Adding unnecessary subtrees or lacking essential subtrees results in task failure. When LLM generates the ”inspection” task, it incorporates the subtree related to the red-boxed area into the task plan. However, as this subtree is designed for ”tracking object,” it requires a target object to fulfill the task’s completion requirement. Since the ”inspection” task does not involve detecting objects, the behavior tree may halt at this stage due to the absence of a target object, causing it to be unable to progress further.


Type 2 - Misinterpretation of the logic expressed through example tasks can result in task failure.
Misinterpretation of the logic expressed through example tasks. When LLM generates the ”object navigation” task, it misinterprets the logic expression symbols within the red- boxed area (from fallback to sequence). Due to this incorrect interpretation of the logic expression symbols, the behavior tree is unable to transition to the tracking state even when it detects the target object.


Appendix B : New Tasks in Experiment 3 (RobotX Challenge 2022)

Detect and Dock (Dock.):
In this task, there's a floating platform with three bays, each having a different color (red, green, or blue). The AMS detects the color and docks in the bay with the matching color.

Scan the code (Scan.):
In this task, there's a three-sided light tower on a floating platform that displays a sequence of RGB lights. The AMS observes the colors and their order and use this sequence for other tasks in later rounds.

Find and Fling(Shoot.):
In this task, there's a floating platform with three panels, each having a colored square and two holes. The AMS detects a designated color and shoots racquetballs through the panel's holes. Each team gets four racquetballs for this.

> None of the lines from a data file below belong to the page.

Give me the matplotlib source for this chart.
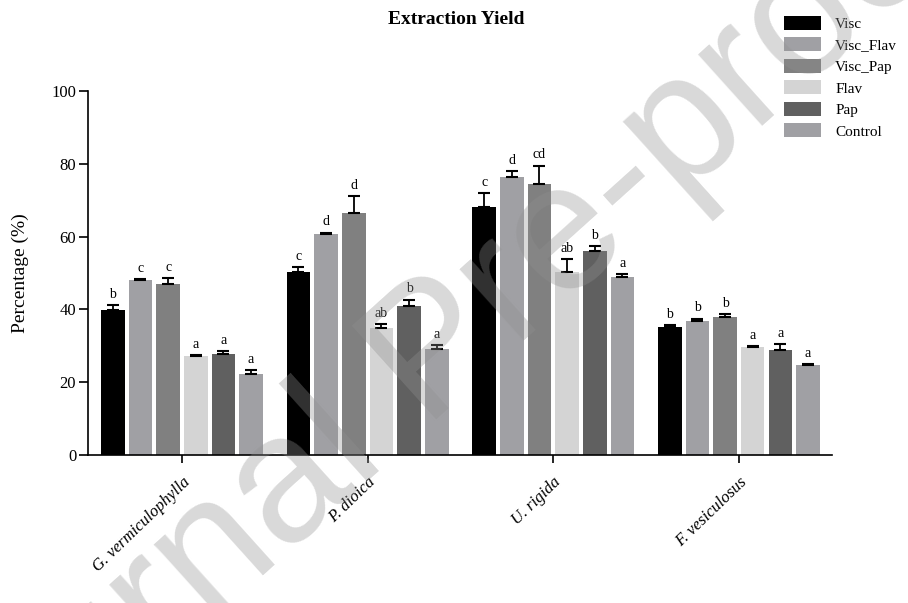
import matplotlib
matplotlib.use("Agg")
import matplotlib.pyplot as plt
import numpy as np

# ---- data ----
species = ["G. vermiculophylla", "P. dioica", "U. rigida", "F. vesiculosus"]
treatments = ["Visc", "Visc_Flav", "Visc_Pap", "Flav", "Pap", "Control"]

visc      = [39.7, 50.2, 68.2, 35.3]
visc_flav = [48.0, 60.8, 76.4, 36.7]
visc_pap  = [46.9, 66.4, 74.4, 38.0]
flav      = [27.2, 35.0, 50.4, 29.7]
pap       = [27.7, 41.0, 56.0, 28.9]
control   = [22.2, 29.0, 49.0, 24.6]

visc_err      = [1.6, 1.5, 3.7, 0.3]
visc_flav_err = [0.3, 0.3, 1.7, 0.8]
visc_pap_err  = [1.6, 4.8, 5.1, 0.7]
flav_err      = [0.3, 1.0, 3.5, 0.3]
pap_err       = [0.9, 1.7, 1.5, 1.5]
control_err   = [1.2, 1.2, 0.8, 0.3]

visc_lbl      = ["b", "c", "c", "b"]
visc_flav_lbl = ["c", "d", "d", "b"]
visc_pap_lbl  = ["c", "d", "cd", "b"]
flav_lbl      = ["a", "ab", "ab", "a"]
pap_lbl       = ["a", "b", "b", "a"]
control_lbl   = ["a", "a", "a", "a"]

yticks = [0, 20, 40, 60, 80, 100]

series = [visc, visc_flav, visc_pap, flav, pap, control]
errors = [visc_err, visc_flav_err, visc_pap_err, flav_err, pap_err, control_err]
letters = [visc_lbl, visc_flav_lbl, visc_pap_lbl, flav_lbl, pap_lbl, control_lbl]
colors = ["#000000", "#a0a0a4", "#808080", "#d4d4d4", "#606060", "#a0a0a4"]

plt.rcParams["font.family"] = ["Liberation Serif", "DejaVu Serif"]

fig = plt.figure(figsize=(9.08, 6.03), dpi=100)
ax = fig.add_axes([88/908, 1-455/603, (831.7-88)/908, (455-91)/603])

slot = 0.149
width = 0.127
x = np.arange(len(species))
handles = []
for i, (vals, errs, lbls, col, name) in enumerate(zip(series, errors, letters, colors, treatments)):
    pos = x + (i - 2.5) * slot
    b = ax.bar(pos, vals, width, color=col, label=name, zorder=2)
    handles.append(b)
    ax.errorbar(pos, vals, yerr=[np.zeros(len(vals)), errs], fmt="none",
                ecolor="black", elinewidth=1.3, capsize=4.2, capthick=1.5, zorder=3)
    for p, v, e, l in zip(pos, vals, errs, lbls):
        ax.annotate(l, (p, v + e), xytext=(0, 3), textcoords="offset points",
                    ha="center", va="bottom", fontsize=10)

ax.set_xlim(-0.506, 3.50)
ax.set_ylim(0, 100)
ax.set_yticks(yticks)
ax.set_yticklabels([str(t) for t in yticks], fontsize=12)
ax.set_xticks(x)
ax.set_xticklabels(species, rotation=44, ha="right", va="top",
                   rotation_mode="anchor", fontsize=12, style="italic")
ax.spines["top"].set_visible(False)
ax.spines["right"].set_visible(False)
ax.spines["left"].set_linewidth(1.2)
ax.spines["bottom"].set_linewidth(1.2)
ax.tick_params(axis="y", direction="out", length=6.5, width=1.2, pad=2)
ax.tick_params(axis="x", direction="out", length=6, width=1.2, pad=8)
ax.set_ylabel("Percentage (%)", fontsize=14)
ax.yaxis.set_label_coords(-0.079, 0.5)

fig.text(456/908, 1-20/603, "Extraction Yield", ha="center", va="center",
         fontsize=14, fontweight="bold")

fig.legend(handles=handles, labels=treatments, loc="upper left",
           bbox_to_anchor=(784/908, 1-16/603), frameon=False, fontsize=11,
           handlelength=2.4, handleheight=1.0, handletextpad=0.95,
           labelspacing=0.42, borderpad=0, borderaxespad=0)

fig.text(0.480, 0.408, "Journal Pre-proof", rotation=42, fontsize=130,
         family="Liberation Sans", color="#919191", alpha=0.35,
         ha="center", va="center", zorder=10)

fig.savefig("out.png", dpi=100)
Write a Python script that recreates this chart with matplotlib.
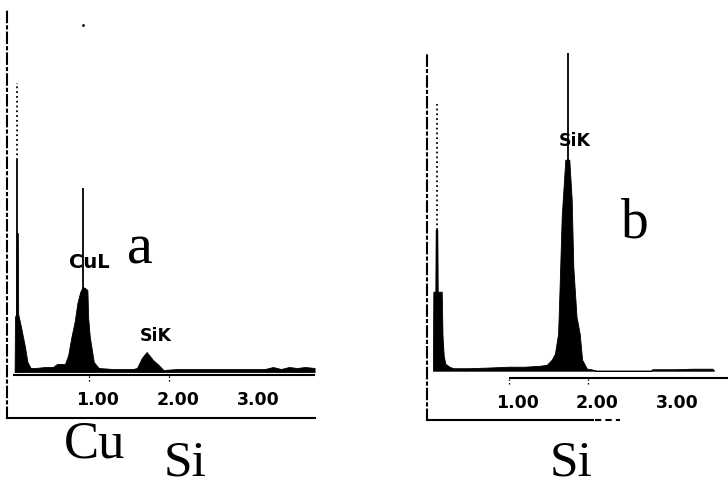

Entrance and Exit Gates(Gate.):
In this task, the AMS needs to go through gates marked by colored buoys and underwater beacons. The AMS must detect the underwater beacon signals between these gates and enter through them before moving on to other tasks. The task's complexity increases in each round and includes elements from other tasks. The beacons have different frequencies and activate one at a time during the task.There are three gates:
    Gate 1 has a red and a white buoy.
    Gate 2 has two white buoys.
    Gate 3 has a white and a green buoy.

Wildlife Encounter (Wildlife.):
Task involves three floating platforms that look like Australian marine animals: a platypus, turtle, and crocodile. The AMS detects and reacts to them using Hyperspectral Imaging (HSI) camera . Teams can use a UAV for help. After detection, the AMS circles the platypus clockwise, the turtle counterclockwise, and the crocodile twice in any direction.

UAV Search and Report (Search.):
In this land-based UAV task mimicking a search and rescue operation, the UAV starts from one point, searches a marked field with orange markers, finds two objects there, and lands at another designated point. Teams can use any search pattern within the field boundaries. They report the objects they locate and their exact positions.

Follow the Path (Follow.):
This task requires the Autonomous Maritime System (AMS) to follow a designated path of white buoys, pass through six pairs of red and green buoys, and exit through another set of white buoys. The AMS must steer clear of randomly placed obstacles, symbolized by round black buoys. Teams have the option to employ a UAV for assistance in completing this task.

UAV Replenishment (Deliver.):
This task involves using a UAV. The UAV takes off from a USV, finds a floating helipad, picks up a small colored tin, delivers the tin to a circular target area on another floating helipad, and then returns to the USV.